Friday, November 18, 2011

Curtains, an interlude

"The show is over. The audience get up to leave their seats. Time to collect their coats and go home. They turn round...No more coats and no more home."

I went downtown after the small encampment was first raided. Rows of riot cops, enlisted by mutual aid, stood at the intersection between 14th and broadway. A legion of leftists stood by ready to give a phyricc battle to the pigs for the injustice done to their scraps of plastic, cardboard signs, and assorted trinkets that made their encampment a threat to Mayor Quan and the police force. A plastic bottle or some other debris was thrown. The cops threw back grenades of tear gas, and launched rubbet belts at the protesters in the game of catch. The protesters scuttled away, coughing and hacking, lamenting the injustices of the equipped phalanax. A few went home the rest recovened until more debris was thrown and the police responded in kind.

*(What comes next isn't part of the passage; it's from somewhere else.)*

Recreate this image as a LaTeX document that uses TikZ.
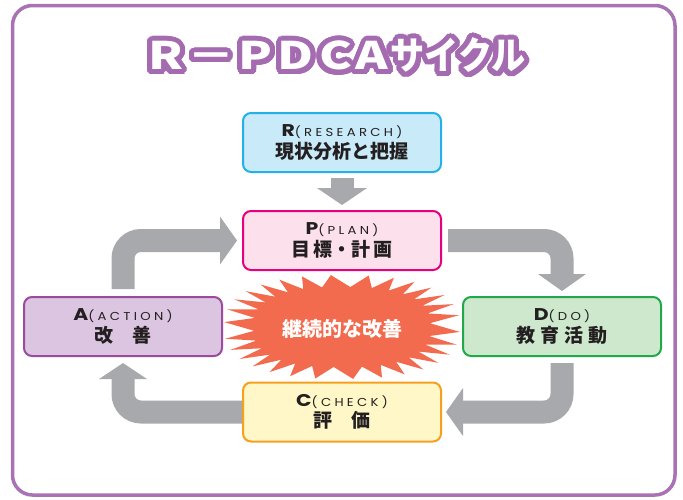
\documentclass[tikz,border=0pt]{standalone}
\usepackage{fontspec}
\usepackage{graphicx}
\usepackage[copies]{contour}
\setmainfont{Noto Sans CJK JP}
\newfontfamily\cjk{Noto Sans CJK JP}
\newfontfamily\lat{Poppins}
\newfontfamily\latsp{Poppins}[LetterSpace=25]
\definecolor{framecol}{HTML}{A872B4}
\definecolor{titlecol}{HTML}{A46BB0}
\definecolor{rfill}{HTML}{C9EAF8}\definecolor{rdraw}{HTML}{23B1E6}
\definecolor{pfill}{HTML}{FCE0EC}\definecolor{pdraw}{HTML}{E5007E}
\definecolor{afill}{HTML}{DCC5E1}\definecolor{adraw}{HTML}{9A4B9E}
\definecolor{dfill}{HTML}{CDE8CD}\definecolor{ddraw}{HTML}{21A84A}
\definecolor{cfill}{HTML}{FFF7C7}\definecolor{cdraw}{HTML}{F6A020}
\definecolor{burstcol}{HTML}{F26B4E}
\definecolor{arrgray}{HTML}{A7A9AC}
\definecolor{textdark}{HTML}{231F20}
\contourlength{5pt}\contournumber{40}
\newcommand\pdcalab[3]{\scalebox{1.2}[1]{\lat\bfseries\fontsize{17}{17}\selectfont #1}\scalebox{1.15}[1]{\latsp\fontsize{11.5}{11.5}\selectfont(#2)}\\[2pt]{\cjk\bfseries\fontsize{19}{19}\selectfont #3}}
\newcommand\titlestr{\scalebox{1.3}[1]{R}\hspace{4pt}\scalebox{1.25}[1]{－}\hspace{4pt}\scalebox{1.3}[1]{P\hspace{4pt}D\hspace{4pt}C\hspace{3pt}A}\hspace{2pt}\scalebox{0.9}[1]{サイクル}}
\tikzset{
  stagebox/.style={rounded corners=8pt, line width=2pt, minimum width=198pt, minimum height=59pt, align=center, text=textdark, inner sep=0pt},
  shaft/.style={draw=arrgray, line width=23pt, rounded corners=18pt},
  head/.style={fill=arrgray}
}
\begin{document}
\begin{tikzpicture}[x=1pt,y=-1pt]
\useasboundingbox (0,0) rectangle (683,499);
\draw[framecol, line width=3.5pt, rounded corners=20pt] (12.5,5.5) rectangle (675,495);
\node[font=\cjk\bfseries\fontsize{38}{38}\selectfont, text=white] (title) at (337,58)
  {\contour{titlecol}{\titlestr}};
% box positions
\coordinate (Rc) at (342,142.5);
\coordinate (Pc) at (342,240.5);
\coordinate (Ac) at (123,326.5);
\coordinate (Dc) at (562,326.5);
\coordinate (Cc) at (342,412);
% starburst
\fill[burstcol] plot[samples at={0,...,59}, variable=\k]
  ({342+(mod(\k,2)==0?118:88)*cos(\k*6+3)*pow(abs(cos(\k*6+3)),-0.2)},
   {327+(mod(\k,2)==0?52:40)*sin(\k*6+3)*pow(abs(sin(\k*6+3)),-0.2)}) -- cycle;
\node[text=white, font=\cjk\bfseries\fontsize{20}{20}\selectfont] (burst) at (342,329) {継続的な改善};
% boxes
\node[stagebox, fill=rfill, draw=rdraw] (R) at (Rc) {\pdcalab{R}{RESEARCH}{現状分析と把握}};
\node[stagebox, fill=pfill, draw=pdraw] (P) at (Pc) {\pdcalab{P}{PLAN}{目\hspace{3pt}標・計\hspace{3pt}画}};
\node[stagebox, fill=afill, draw=adraw] (A) at (Ac) {\pdcalab{A}{ACTION}{改　善}};
\node[stagebox, fill=dfill, draw=ddraw] (D) at (Dc) {\pdcalab{D}{DO}{教\hspace{5pt}育\hspace{5pt}活\hspace{5pt}動}};
% gray arrows (drawn before C so C covers the shaft end)
\draw[shaft] ([yshift=-5pt]R.south) -- ([yshift=-16pt]R.south);
\fill[head] ([yshift=5pt]P.north) -- ++(-25pt,17pt) -- ++(50pt,0) -- cycle;
\draw[shaft] ([yshift=7pt]A.north) |- ([xshift=-20pt]P.west);
\fill[head] ([xshift=-5pt]P.west) -- ++(-17pt,24pt) -- ++(0,-48pt) -- cycle;
\draw[shaft] ([xshift=6pt]P.east) -| ([yshift=21pt]D.north);
\fill[head] ([yshift=5pt]D.north) -- ++(-24pt,17pt) -- ++(48pt,0) -- cycle;
\draw[shaft] ([yshift=-6pt]D.south) |- (463,412);
\fill[head] (446,412) -- ++(17pt,24pt) -- ++(0,-48pt) -- cycle;
\draw[shaft] (245,412) -| ([yshift=-21pt]A.south);
\fill[head] ([yshift=-6pt]A.south) -- ++(-24pt,-16pt) -- ++(48pt,0) -- cycle;
\node[stagebox, fill=cfill, draw=cdraw] (C) at (Cc) {\pdcalab{C}{CHECK}{評　価}};
\end{tikzpicture}
\end{document}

The anti capitalist march was led by two large banners and the forefront participants were clad in black. A few wore motorcycle helmets, but most were clad in jeans, black hoodies, and sneakers. One of the garbed members wore finger shoes. We left the intersection of Broadway and Telegraph and began a march through the business district of Oakland. The black bloc smashed windows and spray painted anarchy signs or simple slogans on building walls. We passed a large church. People booed. The march found its way to Whole Foods. One black bloc member ran ahead and spray painted "STRIKE" in large letters on the exterior of the building. A handful of leftists were enraged and demanded "No Violence! No Violence!" One member of the "peace police" tackled a black clad woman down to the ground. The march eventually returned to its origin and the black clad "vandals" dissippated into the crowd.

I got on my bike and began to ride down to the port. The sun was slowly setting on one of the nation's busiest ports. A mass of bicyclists rode to the port. We crossed a bridge by seventh street in west oakland. The residents of the neighborhood had probably never seen such a mass of people come into their territory. When I arrived there were several large trucks stopped. A group of people stood in front of them. One of the truckers began to pull on his horn for an agonizingly prolonged period of time. I sat down on the curb with a few friends. We watched hoards of marchers walk along.

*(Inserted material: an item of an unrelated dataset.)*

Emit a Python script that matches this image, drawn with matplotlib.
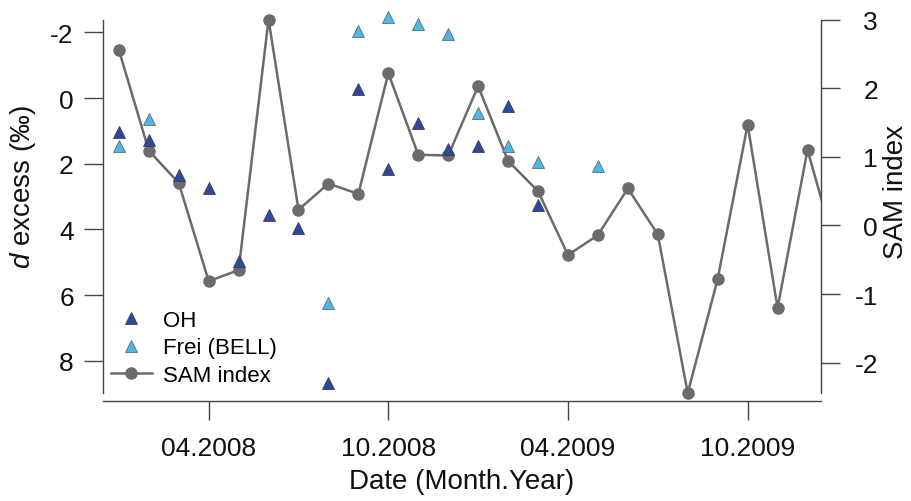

The encampment had been removed again and a police presence was maintained at the Frank Ogawa plaza. The general assembly had called for a day of action. A couple thousand people showed up. I met up with some friends and we rode bart down to the march. The march was far more sedate than the anti-capitalist event of two weeks prior. A group of older folk were singing a protest song. I thought that they should probably save the singing for the shower, but I'm sure they loved the pat on the back. My friends and I hurried to the front of the march. There were no black clad members. When the march turned toward Lake Merritt we left the walkers and got some food. We came back when the march arrived at 19th and telegraph. A chain link fence surrounded a vacant lot, around the lot were new condos. The fence was taken down and the land "claimed" by the occuppation. A truck equipped with speakers played funk music. People danced in the street or stood around. It began to get colder and drizzle. I came home. It was wet and cold.

In the morning the encampment was cleared again by the police. Mayor Quan issued a statement saying the camps were putting a strain on Oakland's resources. She was quoted as saying:
"We will continue to be vigilant and ensure that public safety remains our first priority and that our downtown businesses are protected from vandalism. We will not tolerate lodging on public property whether in parks or open space; it is illegal."